Vitiligo also often seems to have a "family" origin. It happens that several people from the same family are affected by the disease. Identical twins are often sensitive to the appearance of vitiligo.
Certain factors can trigger the onset of vitiligo, but only for those at risk: serious illness, surgery, pregnancy, childbirth, sunburn, skin injuries. Emotional stress may also cause the onset of, or aggravate, the disease.
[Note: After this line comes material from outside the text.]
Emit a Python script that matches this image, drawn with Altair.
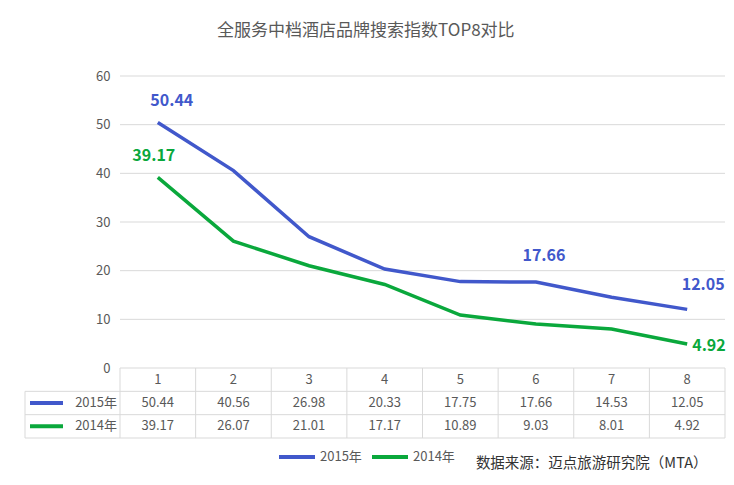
import altair as alt
import pandas as pd

# ---------------- data ----------------
categories = [1, 2, 3, 4, 5, 6, 7, 8]
series_names = ["2015年", "2014年"]
values_2015 = [50.44, 40.56, 26.98, 20.33, 17.75, 17.66, 14.53, 12.05]
values_2014 = [39.17, 26.07, 21.01, 17.17, 10.89, 9.03, 8.01, 4.92]
y_ticks = [0, 10, 20, 30, 40, 50, 60]
title_text = "全服务中档酒店品牌搜索指数TOP8对比"
source_text = "数据来源：迈点旅游研究院（MTA）"

# ---------------- style ----------------
colors = ["#4158CB", "#0AA83C"]
FONT = "Noto Sans CJK SC"
GRAY = "#595959"
GRID = "#d9d9d9"
LEFT_COL_PX = 95
COL_PX = 75.625
n = len(categories)
PLOT_W = LEFT_COL_PX + COL_PX * n
x_hi = n + 0.5
x_lo = 0.5 - LEFT_COL_PX / COL_PX

series_values = {"2015年": values_2015, "2014年": values_2014}
rows = []
for s in series_names:
    for c, v in zip(categories, series_values[s]):
        rows.append({"x": c, "series": s, "value": v})
df = pd.DataFrame(rows)

xs = alt.Scale(domain=[x_lo, x_hi], nice=False, zero=False)
color_scale = alt.Scale(domain=series_names, range=colors)

# ---------------- top: line chart ----------------
ys = alt.Scale(domain=[0, 60], nice=False)
grid_df = pd.DataFrame({"tick": y_ticks, "x": [0.5] * len(y_ticks), "x2": [x_hi] * len(y_ticks)})

grid = alt.Chart(grid_df).mark_rule(color=GRID, strokeWidth=1).encode(
    x=alt.X("x:Q", scale=xs, axis=None),
    x2="x2:Q",
    y=alt.Y("tick:Q", scale=ys, axis=alt.Axis(
        values=y_ticks, grid=False, domain=False, ticks=False, title=None,
        labelColor=GRAY, labelFontSize=13, labelFont=FONT, labelPadding=10,
        offset=-LEFT_COL_PX)),
)

lines = alt.Chart(df).mark_line(strokeWidth=3.5).encode(
    x=alt.X("x:Q", scale=xs, axis=None),
    y=alt.Y("value:Q", scale=ys),
    color=alt.Color("series:N", scale=color_scale, legend=alt.Legend(
        orient="none", legendX=252, legendY=361, direction="horizontal",
        title=None, symbolType="stroke", symbolSize=1296, symbolStrokeWidth=4,
        labelFont=FONT, labelFontSize=13, labelColor=GRAY, labelOffset=3,
        columnPadding=2)),
    detail="series:N",
)


def label(cat, series, dx, dy, align="center"):
    return alt.Chart(df).transform_filter(
        (alt.datum.x == cat) & (alt.datum.series == series)
    ).mark_text(font=FONT, fontSize=16, fontWeight="bold", dx=dx, dy=dy, align=align).encode(
        x=alt.X("x:Q", scale=xs, axis=None),
        y=alt.Y("value:Q", scale=ys),
        text=alt.Text("value:Q", format=".2f"),
        color=alt.Color("series:N", scale=color_scale, legend=None),
    )


labels = [
    label(1, "2015年", 14, -22),
    label(1, "2014年", -4, -21),
    label(6, "2015年", 8, -26),
    label(8, "2015年", 16, -24),
    label(8, "2014年", 5, 2, "left"),
]

top = alt.layer(grid, lines, *labels).properties(width=PLOT_W, height=292)

# ---------------- bottom: data table ----------------
ty = alt.Scale(domain=[0, 3], reverse=True, nice=False, zero=False)
x_axis = alt.Axis(labels=False, ticks=False, domain=False, grid=False,
                  title=source_text, titleFont=FONT, titleFontSize=14.5,
                  titleColor="#333333", titleFontWeight="normal",
                  titleAlign="right", titleX=682, titleY=25, titleBaseline="middle")

head_df = pd.DataFrame({"x": categories, "row": [0.5] * n, "text": [str(c) for c in categories]})
val_rows = []
for i, s in enumerate(series_names):
    for c, v in zip(categories, series_values[s]):
        val_rows.append({"x": c, "row": i + 1.5, "text": f"{v:.2f}"})
val_df = pd.DataFrame(val_rows)
side_df = pd.DataFrame({"x": [0.5] * len(series_names),
                        "row": [i + 1.5 for i in range(len(series_names))],
                        "series": series_names})

h_rules = pd.DataFrame({"x": [x_lo] * 3, "x2": [x_hi] * 3, "y": [1, 2, 3], "y2": [1, 2, 3]})
v_edges = [c - 0.5 for c in categories] + [x_hi]
v_rules = pd.DataFrame({"x": v_edges, "x2": v_edges, "y": [0] * len(v_edges), "y2": [3] * len(v_edges)})
v_left = pd.DataFrame({"x": [x_lo], "x2": [x_lo], "y": [1], "y2": [3]})
rule_df = pd.concat([h_rules, v_rules, v_left], ignore_index=True)

t_rules = alt.Chart(rule_df).mark_rule(color=GRID, strokeWidth=1).encode(
    x=alt.X("x:Q", scale=xs, axis=x_axis), x2="x2:Q",
    y=alt.Y("y:Q", scale=ty, axis=None), y2="y2:Q",
)
t_head = alt.Chart(head_df).mark_text(font=FONT, fontSize=13, color=GRAY).encode(
    x=alt.X("x:Q", scale=xs, axis=x_axis),
    y=alt.Y("row:Q", scale=ty, axis=None),
    text="text:N",
)
t_vals = alt.Chart(val_df).mark_text(font=FONT, fontSize=13, color=GRAY).encode(
    x=alt.X("x:Q", scale=xs, axis=x_axis),
    y=alt.Y("row:Q", scale=ty, axis=None),
    text="text:N",
)
t_side = alt.Chart(side_df).mark_text(font=FONT, fontSize=13, color=GRAY, align="right", dx=-3).encode(
    x=alt.X("x:Q", scale=xs, axis=x_axis),
    y=alt.Y("row:Q", scale=ty, axis=None),
    text="series:N",
)
t_sym = alt.Chart(side_df).mark_point(shape="stroke", filled=False, size=1089, strokeWidth=4,
                                      opacity=1, xOffset=-73.5).encode(
    x=alt.X("x:Q", scale=xs, axis=x_axis),
    y=alt.Y("row:Q", scale=ty, axis=None),
    color=alt.Color("series:N", scale=color_scale, legend=None),
)

bottom = alt.layer(t_rules, t_head, t_vals, t_side, t_sym).properties(width=PLOT_W, height=70)

chart = alt.vconcat(top, bottom, spacing=0, bounds="flush").resolve_scale(
    x="independent", y="independent", color="shared"
).properties(
    title=alt.TitleParams(title_text, font=FONT, fontSize=17, color=GRAY, fontWeight="normal",
                          anchor="middle", offset=30, dx=-8),
    padding={"left": 14, "top": 14, "right": 0, "bottom": 0},
).configure_view(stroke=None, strokeWidth=0)

chart.save("out.html", embed_options={"renderer": "svg", "actions": False})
What does vitiligo look like?

Patches of Vitiligo are white and the contours are defined by a darker skin. These patches are obviously more noticeable on tanned skin or in people with a darker skin type. They can appear anywhere on the body, but the face, hands and genital area are the most commonly affected areas. Places where the skin has been damaged are also more prone to vitiligo in people at risk. The hairs that grow on vitiligo patches are usually white.

Who can get vitiligo?

It appears at any age and regardless of the skin colour. Its evolution is hard to predict. It is sometimes limited to a few spots, but can sometimes spread rapidly to larger patches. This can improve spontaneously, but can then also worsen. The improvements often involve areas exposed to the sun. Vitiligo patches burn faster in the sun because they are not protected by pigmentation.

How is it treated?

Different treatments exist, but they are not effective for everyone. They are generally only partially effective and therefore do not allow a full return of pigmentation.

  • Corticosteroids
  • PUVA
  • UVB
  • Calcipotriol

 
What can you do for yourself?

Camouflage
It is possible to conceal depigmentation spots with a makeup of the same skin colour. This method is usually considered if the spots are present on the face.

Sun protection
In case of vitiligo, the pigment that protects the skin from harmful effects of the sun is absent. It is for this reason that these depigmented patches burn easily. Protect therefore your skin from the sun by wearing long clothing or applying a sunscreen. In this way, the skin tans and is less of a contrast with depigmented patches.